A few miles down the road, we see an exit and I whip onto it like it's a lifeline. There's a toll booth with a friendly gentleman waiting to take money from me.
"Feliz Anos!" We greet each other like I know what's going on.
"What's going on?" I ask. I explain our predicament.
"The highway is closed." He tells me. ...no kidding.
"Yes... but where do we get back onto it?" I press.
He smiles at me... poor little lost traveler. Poor tourist. "You don't. It's closed the whole way."
"The highway is closed all the way to the Pacific Ocean? There's no way to get there?" I am completely dumbfounded.
"Right. It's the holiday, of course it's closed." He states matter-of-factly.

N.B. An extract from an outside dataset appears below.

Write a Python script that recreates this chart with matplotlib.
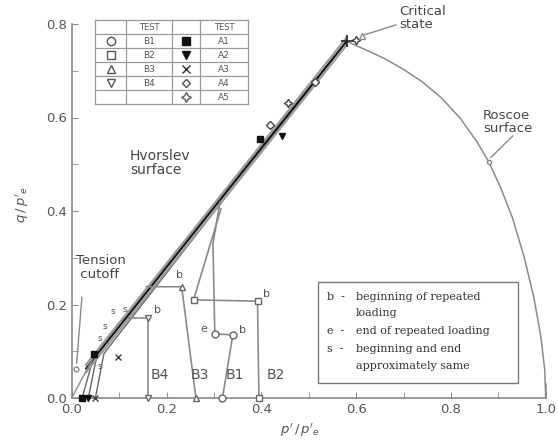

"...of course. Does the country usually close the highway on holidays?" I can't believe I'm even putting these words together to ask this question. My inner logical OCD Libra is hell bent to make this make some semblance of sense. So far, I am completely confounded.
"Well, see, everyone in the city goes to the beach for the holidays, so the road west to the ocean is closed on the last day of the holiday so that all the traffic coming back from the beach can use all the lanes of both directions on the highway until they get to this point, and then we separate them again. It helps with traffic jams." I can see fuzzy logic in this, but not much.
"Well, how do we get to the ocean today?" I don't give up when I want something, if it's at all possible that I may be successful in getting it. I've Got Moxie.He tells us to take a little back road and waves in the general direction of the hills behind him. We go.
We drive a short way and Traveler sees a tour bus drive by with a sign plastered onto the back of it: "Jaco Beach" which is our desired destination. "Follow That Bus!" Traveler tells me. I do.
We drive through mountains, jungles, villages, remote places we'd never have otherwise seen, through some rain (standard protocol), winding our way (think original switchbacks), up several thousand feet and back down, and we saw a GOOD chunk of countryside before we came around a high corner and I saw the sun glinting off of the sea in the distance.
It was like the promised land. Water.
After spending a substantial amount of time getting to a place that should have taken us a little over an hour to get to, we were able to find two beaches to play at, just in time to watch the sunset and relax.
Costa Ricans are big on fireworks on the beach for holidays. It was very beautiful and we stayed fairly late before driving back to the hotel (in an hour and a half) on the wide open highway.
Yes, it was worth it, but if you are thinking of heading to Costa Rica over a holiday... this is one of those Good To Know things that you should tuck into your pocket for later use.